Panel: Addressing Food Safety Challenges Following Hurricane Katrina


Panelists:                                Dean Bodager, RS, DAAS, MPA

Regional Environmental Epidemiologist

Food and Waterborne Disease

Division of Environmental Health, Florida Department of Health

Capt Wendy Fanaselle, RS, MS, DAAS

Consumer Safety Officer, Retail Food Protection Team

Center for Food Safety and Applied Nutrition, FDA

John Gurrisi

Director, Total Quality-New Business

Darden Restaurants, Orlando, FL

Jo McLean, DHH, OPH

Sanitarian Regional Director

Department of Health and Hospitals/Office of Public Health

Region I, New Orleans, LA;

Level of Knowledge:              Multi-Level

Mr. Dean Bodager’s Abstract:

In Florida, preparations prior to Hurricane Katrina were the same as those for Florida's many other hurricanes. With respect to food safety and hygiene, this involved distributing information to the public and inspectors prior to the hurricane and ensuring that contact information was up-to-date.  After the hurricane, shelters and feeding stations were monitored for appropriate food safety and hygiene practices, along with information distribution. Other issues related to hurricanes in general and Katrina specifically, involved the complexity post-hurricane staffing for these activities, including availability, environmental heath specialists as hurricane victims themselves, the need/desire for assistance by affected areas, and compassion fatigue.

Learning Objectives:

  1. Name at least three post-disaster issues faced after Katrina and other hurricanes
  2. Name three types of post-hurricane foodborne illness surveillance efforts
  3. Name three reasons for lack of post-hurricane foodborne illness activity

Mr. John Gurrisi’s Abstract:

The safe operation of a restaurant or other food facility following a natural disaster, such as a hurricane, is vital to the community it serves. Darden Restaurants had several restaurants that were affected by Hurricane Katrina and several other major hurricanes during the past two years. This presentation will provide detailed information on how to prepare a restaurant for safe-food service before the storm, and how to serve safe food in the wake of the storm. Lack of potable water is one of the major hurdles that must be adequately planned for and executed to ensure safe-food preparation and service to the public. Other hurdles that must be dealt with include personal hygiene and hand washing, utensil washing, menu considerations, food supply, and staffing. This presentation will show that by proper planning and execution, a restaurant can service the community within which it operates.

Learning Objectives:

  1. Plan and prepare a restaurant for food service following a hurricane
  2. Prepare a restaurant for serving safe food while operating under a boil water notice and other food safety challenges
  3. Learn best practices for safe food handling, personal hygiene, utensil washing, and menu selection for a safe and efficient food service.

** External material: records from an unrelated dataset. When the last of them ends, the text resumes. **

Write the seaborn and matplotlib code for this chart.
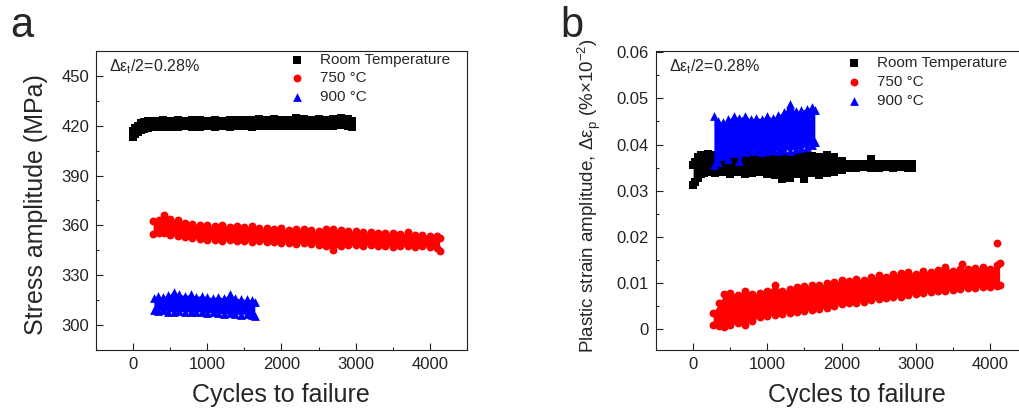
import numpy as np
import pandas as pd
import seaborn as sns
import matplotlib.pyplot as plt
from matplotlib.ticker import MultipleLocator, FuncFormatter

sns.set_theme(style="ticks")
plt.rcParams["font.family"] = ["Liberation Sans", "DejaVu Sans"]
plt.rcParams["mathtext.fontset"] = "custom"
plt.rcParams["mathtext.rm"] = "Liberation Sans"
plt.rcParams["axes.linewidth"] = 0.8

# cycles at which the band edges were read (shared by both panels)
cyc_rt = [0, 30, 60, 100, 150, 200, 300, 400, 500, 600, 700, 800, 900, 1000,
          1100, 1200, 1300, 1400, 1500, 1600, 1700, 1800, 1900, 2000, 2100,
          2200, 2300, 2400, 2500, 2600, 2700, 2800, 2900, 2950]
cyc_750 = [270, 350, 420, 500, 600, 700, 800, 900, 1000, 1100, 1200, 1300,
           1400, 1500, 1600, 1700, 1800, 1900, 2000, 2100, 2200, 2300, 2400,
           2500, 2600, 2700, 2800, 2900, 3000, 3100, 3200, 3300, 3400, 3500,
           3600, 3700, 3800, 3900, 4000, 4100, 4130]
cyc_900 = [280, 330, 400, 470, 550, 620, 700, 780, 850, 930, 1000, 1080,
           1150, 1230, 1300, 1380, 1450, 1530, 1600, 1640]

# panel a: stress amplitude (MPa), upper / lower edge of the scatter cloud
a_rt_hi = [417, 418.5, 420, 421.5, 422.2, 422.6, 423, 423.2, 422.8, 423.4, 423,
           423.2, 423.5, 423, 423.4, 423.1, 423.6, 423.2, 423.5, 423.3, 423.8,
           423.4, 424.2, 423.5, 423.7, 424.5, 424.3, 423.6, 423.8, 423.5,
           424.3, 424.5, 423.8, 423]
a_rt_lo = [413.5, 415, 416.5, 417.5, 418.2, 418.6, 419, 419.3, 419.4, 419.2,
           419.6, 419.4, 419.3, 419.7, 419.5, 419.8, 419.3, 419.6, 419.8, 419.5,
           420, 419.6, 419.8, 420, 419.7, 420.1, 419.8, 420, 419.6, 420, 419.8,
           420.2, 419.9, 419.4]
a_750_hi = [362.5, 363.5, 366.5, 364, 363.5, 361.5, 361, 360.5, 360, 359.5, 360,
            359.2, 359.5, 359, 359.4, 358.6, 358.2, 357.8, 358.2, 357.5, 357.8,
            357.6, 357.2, 356.4, 357.8, 358, 357.2, 356.5, 356.8, 356.2, 355.8,
            355.5, 355.2, 355.4, 354.8, 355.8, 354.5, 354.2, 353.8, 353.4, 352.5]
a_750_lo = [355, 355.2, 355.5, 354.5, 353.5, 353, 352.5, 351.8, 351.2, 351.5,
            350.8, 351, 350.5, 350.8, 350.2, 350.5, 349.8, 350, 349.2, 349.5,
            349, 349.3, 348.8, 348.5, 347.8, 345.5, 347.8, 348.2, 348, 347.8,
            348.2, 347.5, 347.8, 347.2, 347.5, 347.4, 347, 347.5, 347, 346.5,
            344.5]
a_900_hi = [316.5, 317.5, 317, 318, 320, 318.5, 317.8, 318.5, 317.2, 317.8, 317,
            316.5, 317, 316.3, 318.8, 316.2, 315.8, 315.5, 315.2, 314]
a_900_lo = [309, 308.5, 308.8, 308, 307.8, 308.2, 308, 307.6, 308, 307.8, 307.4,
            307.6, 307.2, 306.4, 307, 306.8, 306.2, 306.8, 306, 305.5]

# panel b: plastic strain amplitude
b_rt_hi = [0.0355, 0.0362, 0.0372, 0.0378, 0.0376, 0.0379, 0.0377, 0.0378,
           0.0374, 0.0376, 0.0377, 0.0373, 0.0376, 0.0378, 0.0375, 0.0377,
           0.0374, 0.0376, 0.0378, 0.0375, 0.0374, 0.0377, 0.0372, 0.0364,
           0.0358, 0.0358, 0.0358, 0.0369, 0.0358, 0.0358, 0.0358, 0.0358,
           0.0358, 0.0358]
b_rt_lo = [0.0312, 0.0318, 0.0328, 0.0336, 0.0338, 0.034, 0.0338, 0.0341,
           0.0337, 0.034, 0.0336, 0.0339, 0.0341, 0.0337, 0.0334, 0.0325,
           0.0327, 0.0335, 0.0326, 0.0338, 0.0334, 0.0339, 0.0341, 0.0345,
           0.035, 0.035, 0.0351, 0.035, 0.035, 0.0351, 0.035, 0.0351, 0.035,
           0.035]
b_750_hi = [0.0035, 0.0055, 0.0075, 0.0078, 0.0074, 0.0083, 0.0076, 0.0078,
            0.0082, 0.0094, 0.0082, 0.0086, 0.009, 0.0092, 0.0096, 0.0094,
            0.0099, 0.0101, 0.0105, 0.0103, 0.0108, 0.0106, 0.0112, 0.0116,
            0.0113, 0.0118, 0.0121, 0.0123, 0.012, 0.0126, 0.0124, 0.0128,
            0.0134, 0.0126, 0.013, 0.0129, 0.0131, 0.0135, 0.013, 0.0138,
            0.0142]
b_750_lo = [0.0008, 0.0005, 0.0004, 0.0008, 0.0012, 0.0009, 0.0018, 0.0025,
            0.0028, 0.0031, 0.0033, 0.0035, 0.0036, 0.0039, 0.0041, 0.0043,
            0.0046, 0.005, 0.0053, 0.0055, 0.0057, 0.0059, 0.0062, 0.0064,
            0.0066, 0.0068, 0.007, 0.0073, 0.0075, 0.0077, 0.0079, 0.0081,
            0.0082, 0.0084, 0.0086, 0.0088, 0.0089, 0.0091, 0.0091, 0.0093,
            0.0096]
b_750_out_cyc = [3620, 4100]
b_750_out = [0.0141, 0.0187]
b_900_hi = [0.0462, 0.0452, 0.0448, 0.0455, 0.0461, 0.0458, 0.0462, 0.0455,
            0.0458, 0.0456, 0.0462, 0.0457, 0.0465, 0.047, 0.0488, 0.0472,
            0.0474, 0.0478, 0.0481, 0.0476]
b_900_lo = [0.0355, 0.0362, 0.0375, 0.0368, 0.0382, 0.0365, 0.0384, 0.0386,
            0.0385, 0.0383, 0.0386, 0.0388, 0.0385, 0.0389, 0.0387, 0.039,
            0.0392, 0.0395, 0.0398, 0.0405]

labels = ["Room Temperature", "750 \u00b0C", "900 \u00b0C"]
colors = ["#000000", "#ff0000", "#0000ff"]
markers = ["s", "o", "^"]
sizes = [30, 32, 40]


def draw(ax, cyc, hi, lo, i, out_c=(), out_v=()):
    ax.fill_between(cyc, lo, hi, color=colors[i], lw=0, zorder=2)
    df = pd.DataFrame({"cycles": list(cyc) * 2 + list(out_c),
                       "value": list(hi) + list(lo) + list(out_v)})
    sns.scatterplot(data=df, x="cycles", y="value", color=colors[i],
                    marker=markers[i], s=sizes[i], linewidth=0,
                    label=labels[i], ax=ax, zorder=2)


fig = plt.figure(figsize=(10.19, 4.12), dpi=100)
ax1 = fig.add_axes([0.0942, 0.1505, 0.3641, 0.7257])
ax2 = fig.add_axes([0.6438, 0.1505, 0.3641, 0.7257])

draw(ax1, cyc_rt, a_rt_hi, a_rt_lo, 0)
draw(ax1, cyc_750, a_750_hi, a_750_lo, 1)
draw(ax1, cyc_900, a_900_hi, a_900_lo, 2)

draw(ax2, cyc_rt, b_rt_hi, b_rt_lo, 0)
draw(ax2, cyc_750, b_750_hi, b_750_lo, 1, b_750_out_cyc, b_750_out)
draw(ax2, cyc_900, b_900_hi, b_900_lo, 2)

ax1.set_xlim(-500, 4500)
ax1.set_ylim(285, 465)
ax1.yaxis.set_major_locator(MultipleLocator(30))
ax1.yaxis.set_minor_locator(MultipleLocator(15))

ax2.set_xlim(-500, 4500)
ax2.set_ylim(-0.0046, 0.0603)
ax2.yaxis.set_major_locator(MultipleLocator(0.01))
ax2.yaxis.set_minor_locator(MultipleLocator(0.005))
ax2.yaxis.set_major_formatter(FuncFormatter(lambda v, p: "0" if abs(v) < 1e-9 else f"{v:.2f}"))

for ax in (ax1, ax2):
    ax.xaxis.set_major_locator(MultipleLocator(1000))
    ax.xaxis.set_minor_locator(MultipleLocator(500))
    ax.tick_params(which="major", direction="in", length=5, width=0.8,
                   labelsize=12, colors="#222222", pad=5)
    ax.tick_params(which="minor", direction="in", length=2.5, width=0.8)
    for sp in ax.spines.values():
        sp.set_color("#222222")
    ax.set_xlabel("Cycles to failure", fontsize=18)
    ax.text(0.035, 0.947, "\u0394\u03b5$_\\mathregular{t}$/2=0.28%",
            transform=ax.transAxes, fontsize=11.5, va="center", ha="left")

ax1.set_ylabel("Stress amplitude (MPa)", fontsize=18)
ax1.yaxis.set_label_coords(-0.13, 0.487)
ax1.xaxis.set_label_coords(0.498, -0.112)
ax2.set_ylabel("Plastic strain amplitude, \u0394\u03b5$_\\mathregular{p}$ (%\u00d710$^\\mathregular{-2}$)",
               fontsize=13.5)
ax2.yaxis.set_label_coords(-0.142, 0.515)
ax2.xaxis.set_label_coords(0.541, -0.112)

ax1.legend(loc="upper left", bbox_to_anchor=(0.5175, 1.0), frameon=False,
           fontsize=11, handlelength=1.0, handletextpad=0.97,
           labelspacing=0.32, borderpad=0.1, borderaxespad=0)
ax2.legend(loc="upper left", bbox_to_anchor=(0.509, 0.987), frameon=False,
           fontsize=11, handlelength=1.0, handletextpad=0.97,
           labelspacing=0.32, borderpad=0.1, borderaxespad=0)

fig.text(10 / 1019, 1 - 37 / 412, "a", fontsize=30, va="baseline", ha="left")
fig.text(560 / 1019, 1 - 37 / 412, "b", fontsize=30, va="baseline", ha="left")

fig.savefig("out.png", dpi=100)
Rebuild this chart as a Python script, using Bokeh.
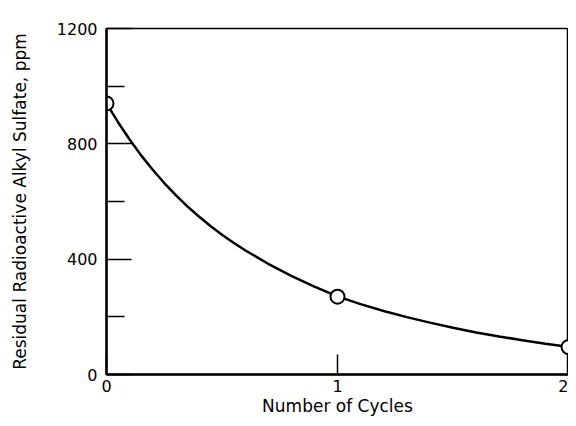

Capt Wendy Fanaselle’s and Ms. Joe McLean’s Abstract:

The catastrophic devastation produced by hurricane Katrina will long be remembered in our history as an event that forever changed our nation.  The 30 foot storm surge up the Mississippi river gulf coast resulted in 5 levee breaches and flooded 80% of the city of New Orleans.  The levee breaches added to a death toll from Katrina that has exceeded 1600 people, with more than 200 unaccounted for, 1.5 million displaced, 527,000 homeless, and an estimated 75 billion in damages.  Katrina’s devastation covered 108,456 square miles, reached across several gulf coat states, left us with memories that will stay with us forever, and lessons learned that will help us in preparing for the next disaster.  This presentation will cover the emergency response experience and food safety issues after Katrina in Louisiana from a local and a federal perspective.  The combination of resources and teamwork of the Public Health Service officers, local, state, and federal environmental health specialists that worked together on a daily basis were essential part of the response.

Learning Objectives:

  1. Gain an understanding of the environmental problems that can develop from a disaster like this.
  2. Gain an understanding of the issues food facilities will face in recovering from this type of disaster.
  3. Gain an understanding of the value of teamwork in responding to a disaster.